South Africa’s gloomy economic present and future?

During the 2001-08 commodities boom, the world’s top 20 mining countries achieved an average mining growth rate of 5 per cent a year, but South Africa’s sector shrank by 1 per cent a year, according to the country’s Chamber of Mines. Only Venezuela, where leftwing president Hugo Chávez is nationalising large swatches of the mining industry, came close to matching that poor result.

…The reasons for the frustrated mood are numerous and vary according to the country’s rich basket of commodities. The decline is partly the result of the maturing nature of South Africa’s gold mines, which are getting deeper and more expensive to mine. Over the past 10 years annual production has halved to 192 tons. In 2008, the country was eclipsed by China as the world’s biggest gold producer, ending more than a century of South African dominance of the industry. Since then it has slipped to fifth place as Australia, the US and Russia have also overtaken South Africa.

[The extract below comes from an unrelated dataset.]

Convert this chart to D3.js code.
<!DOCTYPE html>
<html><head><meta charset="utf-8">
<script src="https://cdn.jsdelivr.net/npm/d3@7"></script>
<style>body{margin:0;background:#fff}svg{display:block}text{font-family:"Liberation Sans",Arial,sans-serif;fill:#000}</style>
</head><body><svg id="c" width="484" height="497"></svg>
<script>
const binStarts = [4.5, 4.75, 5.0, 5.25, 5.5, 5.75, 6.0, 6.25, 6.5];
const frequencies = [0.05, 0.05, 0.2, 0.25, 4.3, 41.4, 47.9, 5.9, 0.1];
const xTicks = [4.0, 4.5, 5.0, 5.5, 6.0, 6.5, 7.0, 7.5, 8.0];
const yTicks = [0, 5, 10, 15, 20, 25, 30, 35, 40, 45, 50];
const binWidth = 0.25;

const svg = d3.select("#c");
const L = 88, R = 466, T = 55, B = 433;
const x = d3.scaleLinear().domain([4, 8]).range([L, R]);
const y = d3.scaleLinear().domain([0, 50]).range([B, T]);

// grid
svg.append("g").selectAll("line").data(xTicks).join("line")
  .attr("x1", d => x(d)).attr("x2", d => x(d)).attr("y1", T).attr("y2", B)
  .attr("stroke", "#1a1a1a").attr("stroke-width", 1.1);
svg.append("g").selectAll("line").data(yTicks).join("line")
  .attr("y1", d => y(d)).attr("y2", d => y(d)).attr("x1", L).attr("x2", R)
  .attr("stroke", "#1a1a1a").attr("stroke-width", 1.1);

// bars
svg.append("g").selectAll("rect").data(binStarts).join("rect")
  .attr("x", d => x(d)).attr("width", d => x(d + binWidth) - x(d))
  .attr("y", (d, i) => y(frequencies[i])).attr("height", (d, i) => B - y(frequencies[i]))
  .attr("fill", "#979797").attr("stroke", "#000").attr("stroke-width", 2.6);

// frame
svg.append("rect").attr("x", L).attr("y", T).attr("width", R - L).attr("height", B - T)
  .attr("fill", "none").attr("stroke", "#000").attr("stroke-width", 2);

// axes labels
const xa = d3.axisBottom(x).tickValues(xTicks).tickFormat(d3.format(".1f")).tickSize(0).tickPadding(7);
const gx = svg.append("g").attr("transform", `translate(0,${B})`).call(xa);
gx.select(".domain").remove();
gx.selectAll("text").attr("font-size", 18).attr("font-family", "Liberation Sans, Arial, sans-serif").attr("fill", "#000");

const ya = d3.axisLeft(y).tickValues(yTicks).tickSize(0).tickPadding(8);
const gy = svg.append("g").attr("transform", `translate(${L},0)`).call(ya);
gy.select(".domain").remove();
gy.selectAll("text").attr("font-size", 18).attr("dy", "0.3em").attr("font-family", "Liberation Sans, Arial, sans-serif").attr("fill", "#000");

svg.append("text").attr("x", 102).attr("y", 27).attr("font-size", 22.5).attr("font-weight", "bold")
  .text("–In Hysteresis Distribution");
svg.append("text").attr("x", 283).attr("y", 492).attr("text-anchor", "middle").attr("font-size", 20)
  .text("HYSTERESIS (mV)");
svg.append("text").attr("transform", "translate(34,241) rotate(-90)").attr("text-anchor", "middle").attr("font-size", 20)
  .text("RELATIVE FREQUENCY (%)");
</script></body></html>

Beyond gold, other factors are stymying the potential of the rest of the commodities sector. These include rising production costs, particularly labour and electricity, and infrastructure bottlenecks such as railway capacity for bulk commodities.

But…The most conspicuous cloud hanging over the industry has been an increasingly feisty debate about the nationalisation of mines, prompted by ever louder calls by Julius Malema, the radical leader of the ruling African National Congress’s Youth League, for the state to take control of the sector.